In the grand scheme of things, it’s fairly trivial. It won’t have long-term negative repercussions, nor am I likely to even regret it.
I checked out a book. One of the benefits of having an office located in a public library is that I have tens of thousands of books at my fingertips. One of the perils of that location is the same.
So, while walking through the main floor of the library, I glanced -- with no intent of stopping -- at the new fiction shelf. There in the Express section was the new John Sandford mystery, Holy Ghost. I stopped, looked at it for a moment, thought about walking away, and then picked it up and checked it out.
As I have mentioned here several times already, I’m in the middle of many books. I whittled the list when I finished the Shaun Bythell book, but then immediately added to it by picking up Tribe by Sebastian Junger, which is the latest pick from my book club. It’s short -- 136 pages without the index -- so I knew that would be a quick read that wouldn’t detract much from the other things I’m reading.
But now, those other books will suffer, for once I start a Sandford, it becomes a bit all consuming. 

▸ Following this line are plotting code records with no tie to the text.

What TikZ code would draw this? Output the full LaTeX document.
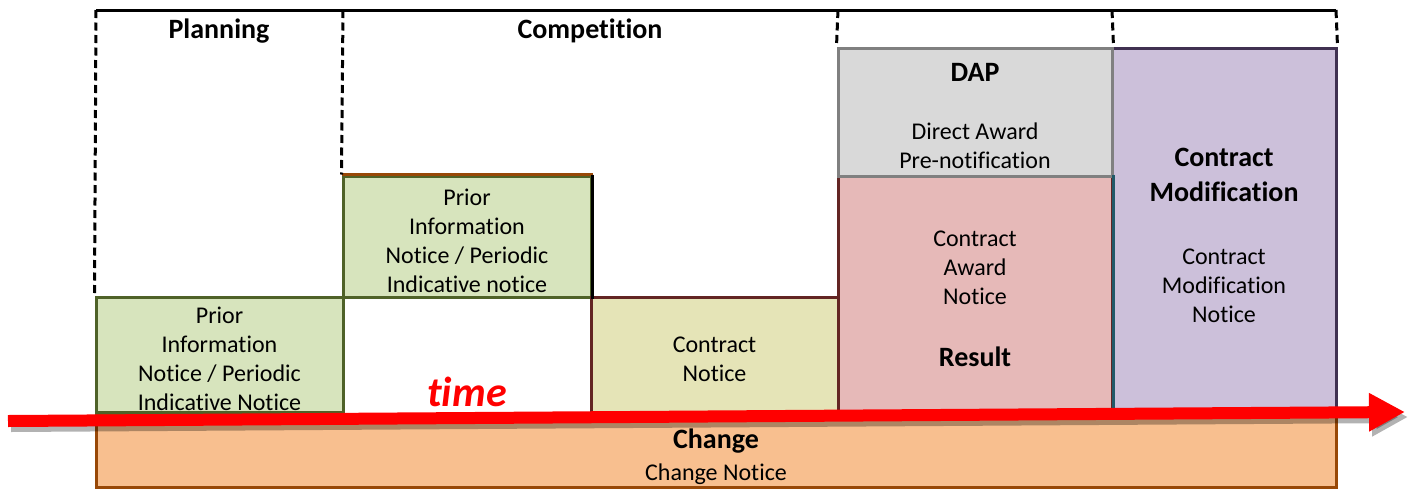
\documentclass[tikz,border=0pt]{standalone}
\usepackage{fontspec}
\setmainfont{Carlito}[Ligatures=NoCommon]
\usetikzlibrary{positioning, arrows.meta}

\definecolor{pinfill}{HTML}{D7E4BD}
\definecolor{pinline}{HTML}{4F6228}
\definecolor{brownline}{HTML}{984807}
\definecolor{cnfill}{HTML}{E5E4B7}
\definecolor{darkred}{HTML}{632523}
\definecolor{dapfill}{HTML}{D9D9D9}
\definecolor{dapline}{HTML}{808080}
\definecolor{canfill}{HTML}{E6B9B8}
\definecolor{tealline}{HTML}{215968}
\definecolor{cmfill}{HTML}{CCC0DA}
\definecolor{cmline}{HTML}{403151}
\definecolor{chfill}{HTML}{F8BF8F}

\newcommand{\hd}[1]{{\fontsize{28}{34}\selectfont\bfseries #1}}
\newcommand{\tp}[1][26pt]{\rule{0pt}{#1}}

\tikzset{
    stage/.style={draw, line width=3pt, inner sep=0pt, align=center,
        font=\fontsize{24}{29}\selectfont},
    dashline/.style={line width=3pt, dash pattern=on 8pt off 4.5pt},
    timeline/.style={line width=12pt, -{Triangle[length=36pt, width=36pt]}}
}

\begin{document}
\begin{tikzpicture}[x=1pt, y=-1pt]
    \useasboundingbox (0,0) rectangle (1413,488);

    \node [stage, fill=pinfill, draw=pinline,
        minimum width=247, minimum height=115
    ] (pinA) at (219.5,354.5) {\tp Prior\\Information\\Notice / Periodic\\Indicative Notice};

    \node [stage, fill=pinfill, draw=pinline,
        minimum width=248, minimum height=121
    ] (pinB) at (467,236.5) {\tp Prior\\Information\\Notice / Periodic\\Indicative notice};

    \node [stage, fill=cnfill, draw=darkred,
        minimum width=247, minimum height=115
    ] (cn) at (714.5,354.5) {\tp Contract\\Notice};

    \node [stage, fill=cmfill, draw=cmline,
        minimum width=224, minimum height=364
    ] (cm) at (1224,230) {\tp[30pt]\hd{Contract}\\[6pt]\hd{Modification}\\[34pt]Contract\\Modification\\Notice};

    \node [stage, fill=canfill, draw=darkred,
        minimum width=274, minimum height=236
    ] (can) at (975,294) {\tp Contract\\Award\\Notice\\[33pt]\hd{Result}};

    \node [stage, fill=dapfill, draw=dapline,
        minimum width=274, minimum height=128
    ] (dap) at (975,112) {\tp\hd{DAP}\\[29pt]Direct Award\\Pre-notification};

    \node [stage, fill=chfill, draw=brownline,
        minimum width=1240, minimum height=72
    ] (change) at (716,451) {\tp[31pt]\hd{Change}\\[3pt]Change Notice};

    % odd borders
    \draw [brownline, line width=3pt] (pinB.north west) -- (pinB.north east);
    \draw [black, line width=3pt] (pinB.north east) -- (pinB.south east);
    \draw [tealline, line width=3pt] (can.north east) -- (can.south east);

    % header frame
    \draw [line width=3pt] (96,10) -- (1336,10);
    \draw [dashline] (96,10) -- (pinA.north west);
    \draw [dashline] (343,10) -- (pinB.north west);
    \draw [dashline] (838,10) -- (dap.north west);
    \draw [dashline] (1112,10) -- (dap.north east);
    \draw [dashline] (1336,10) -- (cm.north east);

    \node (lblplan) at (219,31) {\hd{Planning}};
    \node (lblcomp) at (590,31) {\hd{Competition}};
    \node [text=red] (lbltime) at (467,392)
        {\fontsize{42}{46}\selectfont\bfseries\itshape time};

    % time arrow
    \coordinate (tstart) at (8,421);
    \coordinate (tend) at (1405,412);
    \draw [timeline, black, opacity=0.3] ([shift={(3,5)}]tstart) -- ([shift={(3,5)}]tend);
    \draw [timeline, red] (tstart) -- (tend);
\end{tikzpicture}
\end{document}
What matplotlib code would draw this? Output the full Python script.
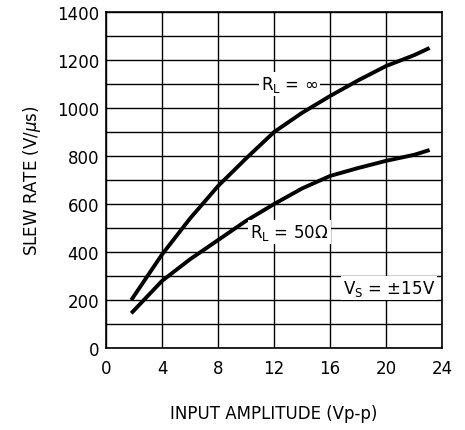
import matplotlib
matplotlib.use("Agg")
import matplotlib.pyplot as plt

# Slew rate vs input amplitude
AMP = [1.8, 4, 6, 8, 10, 12, 14, 16, 18, 20, 22, 23.1]
SR_INF = [200, 390, 540, 675, 790, 900, 980, 1050, 1115, 1175, 1220, 1250]
SR_50 = [145, 280, 370, 450, 530, 600, 665, 717, 750, 780, 805, 825]

X_TICKS = [0, 4, 8, 12, 16, 20, 24]
Y_TICKS = [0, 200, 400, 600, 800, 1000, 1200, 1400]

plt.rcParams["font.family"] = "DejaVu Sans"

fig = plt.figure(figsize=(4.65, 4.31), dpi=100)
ax = fig.add_axes([0.228, 0.190, 0.723, 0.780])

ax.plot(AMP, SR_INF, color="black", linewidth=2.8, solid_capstyle="butt", zorder=3)
ax.plot(AMP, SR_50, color="black", linewidth=2.8, solid_capstyle="butt", zorder=3)

ax.set_xlim(0, 24)
ax.set_ylim(0, 1400)
ax.set_xticks(X_TICKS)
ax.set_yticks(Y_TICKS)
ax.set_yticks(range(100, 1400, 200), minor=True)
ax.grid(True, which="both", color="black", linewidth=1.0)
ax.tick_params(which="both", length=0, labelsize=12, pad=8)
ax.tick_params(axis="y", pad=5)
for s in ax.spines.values():
    s.set_linewidth(1.2)

box = dict(facecolor="white", edgecolor="none", pad=1.5)
ax.text(13.1, 1100, r"R$_\mathregular{L}$ = $\infty$", fontsize=12, ha="center", va="center",
        bbox=box, zorder=4)
ax.text(13.1, 485, r"R$_\mathregular{L}$ = 50$\Omega$", fontsize=12, ha="center", va="center",
        bbox=box, zorder=4)
ax.text(20.2, 250, r"V$_\mathregular{S}$ = $\pm$15V", fontsize=12, ha="center", va="center",
        bbox=box, zorder=4)

ax.set_xlabel("INPUT AMPLITUDE (Vp-p)", fontsize=12, labelpad=19)
ax.set_ylabel(r"SLEW RATE (V/$\mu$s)", fontsize=12, labelpad=10)

fig.savefig("out.png", dpi=100)
plt.close(fig)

I started reading Sandford in 2002 when he visited Iowa City to read from his work. I was assigned to interview him for the newspaper. I’m a mystery buff, but had never read him. So, to prepare, I read what was then the latest in his “Prey” series, Chosen Prey, then went back and read the first, Rules of Prey. I was hooked. He is an Iowa native, even graduated from the University of Iowa with a journalism degree, as did I, so I should have been pre-disposed to follow him. I suppose his wild success made me steer clear. If that many people read him, my counter-intuitive thought process deduced, could he possibly be good? He is; the masses got it right for a change.
I read four more of his books that year and have read at least one in every year since, occasionally dipping into his back catalog to catch up to where I started. In 2008, Sandford added a second long-term series, following Minnesota state policeman Virgil Flowers. He didn’t stop writing his Lucas Davenport “Prey” books, meaning he was publishing a new book about every six months. Another favorite, Michael Connelly, has done likewise, meaning I have four books a year to read just to keep up with the two of them. It’s a pleasure to do so, but it does mean less time to explore the work of other writers.
This latest from Sandford is a Flowers novel. In some ways I like them better than the Davenports. They are a bit lighter in tone, the protagonist a bit more likable at this point. I usually breeze through one in two or three days, which means I might not crack open many of those other books on my stack until the weekend.
Ultimately, it was my impatience and lack of will power that did me in. I’m no. 17 on the hold list for the book, meaning I probably would get it toward the end of the year. The prospect of waiting that long, when there was a copy right in front of me, was too much to bear. Sorry other books. I’ll get to you in good time.
Books cited:
Holy Ghost, Chosen Prey, Rules of Prey, John Sandford; Tribe, Sebastian Junger.